(begin)
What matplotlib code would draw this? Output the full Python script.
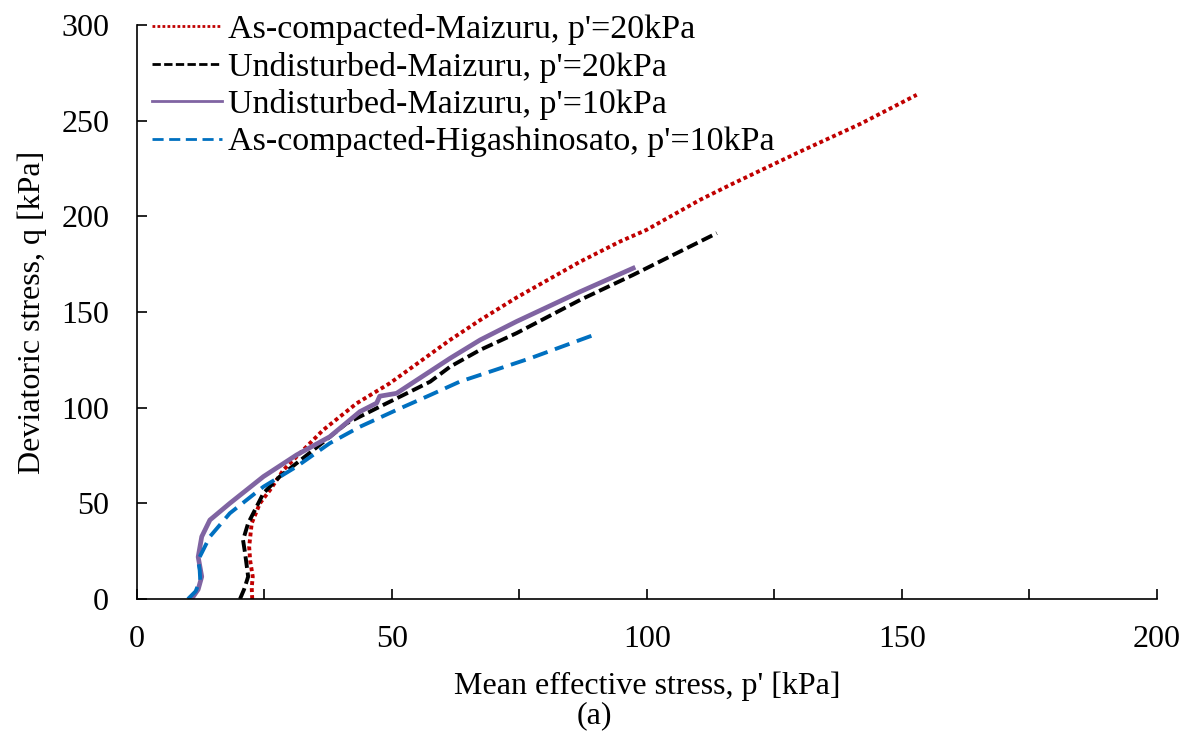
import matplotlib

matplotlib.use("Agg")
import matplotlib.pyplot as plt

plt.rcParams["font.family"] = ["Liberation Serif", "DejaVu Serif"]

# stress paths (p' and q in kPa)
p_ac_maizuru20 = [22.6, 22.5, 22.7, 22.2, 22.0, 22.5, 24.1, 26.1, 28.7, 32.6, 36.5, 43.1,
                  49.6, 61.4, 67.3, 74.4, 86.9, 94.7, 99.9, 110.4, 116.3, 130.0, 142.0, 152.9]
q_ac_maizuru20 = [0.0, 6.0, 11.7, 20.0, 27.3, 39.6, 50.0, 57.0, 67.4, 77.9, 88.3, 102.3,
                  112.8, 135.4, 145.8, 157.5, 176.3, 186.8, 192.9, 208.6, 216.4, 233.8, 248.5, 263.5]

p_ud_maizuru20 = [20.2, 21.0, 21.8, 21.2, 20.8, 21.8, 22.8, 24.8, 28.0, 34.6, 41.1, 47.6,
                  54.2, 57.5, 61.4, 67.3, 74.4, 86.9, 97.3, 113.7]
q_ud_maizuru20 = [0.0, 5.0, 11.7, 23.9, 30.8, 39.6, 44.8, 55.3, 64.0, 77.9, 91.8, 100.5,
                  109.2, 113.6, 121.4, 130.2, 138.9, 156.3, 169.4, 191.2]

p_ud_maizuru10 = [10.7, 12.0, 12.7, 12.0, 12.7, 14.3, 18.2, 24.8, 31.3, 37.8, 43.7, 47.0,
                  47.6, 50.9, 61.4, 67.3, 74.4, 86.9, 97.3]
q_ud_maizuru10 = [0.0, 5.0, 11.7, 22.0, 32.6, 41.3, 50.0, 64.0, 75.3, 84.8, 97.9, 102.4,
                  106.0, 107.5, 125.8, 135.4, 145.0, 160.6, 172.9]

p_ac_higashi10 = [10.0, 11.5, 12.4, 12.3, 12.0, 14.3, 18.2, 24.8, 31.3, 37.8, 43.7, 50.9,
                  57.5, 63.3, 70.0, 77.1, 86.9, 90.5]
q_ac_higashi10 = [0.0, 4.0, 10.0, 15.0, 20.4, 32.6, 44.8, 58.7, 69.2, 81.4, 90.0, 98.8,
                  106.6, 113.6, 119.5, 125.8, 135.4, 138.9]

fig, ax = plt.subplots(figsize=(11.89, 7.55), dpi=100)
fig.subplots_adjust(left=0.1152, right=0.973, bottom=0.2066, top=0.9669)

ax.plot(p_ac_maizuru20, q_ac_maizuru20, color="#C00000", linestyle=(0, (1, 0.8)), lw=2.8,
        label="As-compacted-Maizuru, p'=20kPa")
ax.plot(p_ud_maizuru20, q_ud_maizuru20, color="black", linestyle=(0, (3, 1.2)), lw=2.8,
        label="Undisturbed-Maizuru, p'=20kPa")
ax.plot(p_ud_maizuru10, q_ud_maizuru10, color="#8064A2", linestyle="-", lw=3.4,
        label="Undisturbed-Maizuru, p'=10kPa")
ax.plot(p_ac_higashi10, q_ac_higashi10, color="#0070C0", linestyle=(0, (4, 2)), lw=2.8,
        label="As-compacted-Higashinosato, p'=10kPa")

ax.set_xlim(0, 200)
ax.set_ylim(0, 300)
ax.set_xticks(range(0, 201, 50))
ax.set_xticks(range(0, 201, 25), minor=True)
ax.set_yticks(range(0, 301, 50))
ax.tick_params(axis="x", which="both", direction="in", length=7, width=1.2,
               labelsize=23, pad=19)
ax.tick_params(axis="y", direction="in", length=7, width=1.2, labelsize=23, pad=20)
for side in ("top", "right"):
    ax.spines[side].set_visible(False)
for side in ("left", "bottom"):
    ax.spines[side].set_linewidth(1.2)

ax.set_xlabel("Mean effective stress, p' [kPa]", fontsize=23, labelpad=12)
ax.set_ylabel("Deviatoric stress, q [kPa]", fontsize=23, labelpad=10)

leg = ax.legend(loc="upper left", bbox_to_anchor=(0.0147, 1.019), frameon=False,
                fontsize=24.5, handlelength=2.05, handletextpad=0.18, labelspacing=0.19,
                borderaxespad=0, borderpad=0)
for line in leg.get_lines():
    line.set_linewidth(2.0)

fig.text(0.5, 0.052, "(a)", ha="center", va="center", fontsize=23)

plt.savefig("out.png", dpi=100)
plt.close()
(end)
» **Directions for this task**
Write out each line of the listing above, exactly, from its first line to the line holding "right=0.973, bottom=0.2066, top=0.9669)", inclusive. Skip the pictures.

» **Solution to this exercise**
What matplotlib code would draw this? Output the full Python script.
import matplotlib

matplotlib.use("Agg")
import matplotlib.pyplot as plt

plt.rcParams["font.family"] = ["Liberation Serif", "DejaVu Serif"]

# stress paths (p' and q in kPa)
p_ac_maizuru20 = [22.6, 22.5, 22.7, 22.2, 22.0, 22.5, 24.1, 26.1, 28.7, 32.6, 36.5, 43.1,
                  49.6, 61.4, 67.3, 74.4, 86.9, 94.7, 99.9, 110.4, 116.3, 130.0, 142.0, 152.9]
q_ac_maizuru20 = [0.0, 6.0, 11.7, 20.0, 27.3, 39.6, 50.0, 57.0, 67.4, 77.9, 88.3, 102.3,
                  112.8, 135.4, 145.8, 157.5, 176.3, 186.8, 192.9, 208.6, 216.4, 233.8, 248.5, 263.5]

p_ud_maizuru20 = [20.2, 21.0, 21.8, 21.2, 20.8, 21.8, 22.8, 24.8, 28.0, 34.6, 41.1, 47.6,
                  54.2, 57.5, 61.4, 67.3, 74.4, 86.9, 97.3, 113.7]
q_ud_maizuru20 = [0.0, 5.0, 11.7, 23.9, 30.8, 39.6, 44.8, 55.3, 64.0, 77.9, 91.8, 100.5,
                  109.2, 113.6, 121.4, 130.2, 138.9, 156.3, 169.4, 191.2]

p_ud_maizuru10 = [10.7, 12.0, 12.7, 12.0, 12.7, 14.3, 18.2, 24.8, 31.3, 37.8, 43.7, 47.0,
                  47.6, 50.9, 61.4, 67.3, 74.4, 86.9, 97.3]
q_ud_maizuru10 = [0.0, 5.0, 11.7, 22.0, 32.6, 41.3, 50.0, 64.0, 75.3, 84.8, 97.9, 102.4,
                  106.0, 107.5, 125.8, 135.4, 145.0, 160.6, 172.9]

p_ac_higashi10 = [10.0, 11.5, 12.4, 12.3, 12.0, 14.3, 18.2, 24.8, 31.3, 37.8, 43.7, 50.9,
                  57.5, 63.3, 70.0, 77.1, 86.9, 90.5]
q_ac_higashi10 = [0.0, 4.0, 10.0, 15.0, 20.4, 32.6, 44.8, 58.7, 69.2, 81.4, 90.0, 98.8,
                  106.6, 113.6, 119.5, 125.8, 135.4, 138.9]

fig, ax = plt.subplots(figsize=(11.89, 7.55), dpi=100)
fig.subplots_adjust(left=0.1152, right=0.973, bottom=0.2066, top=0.9669)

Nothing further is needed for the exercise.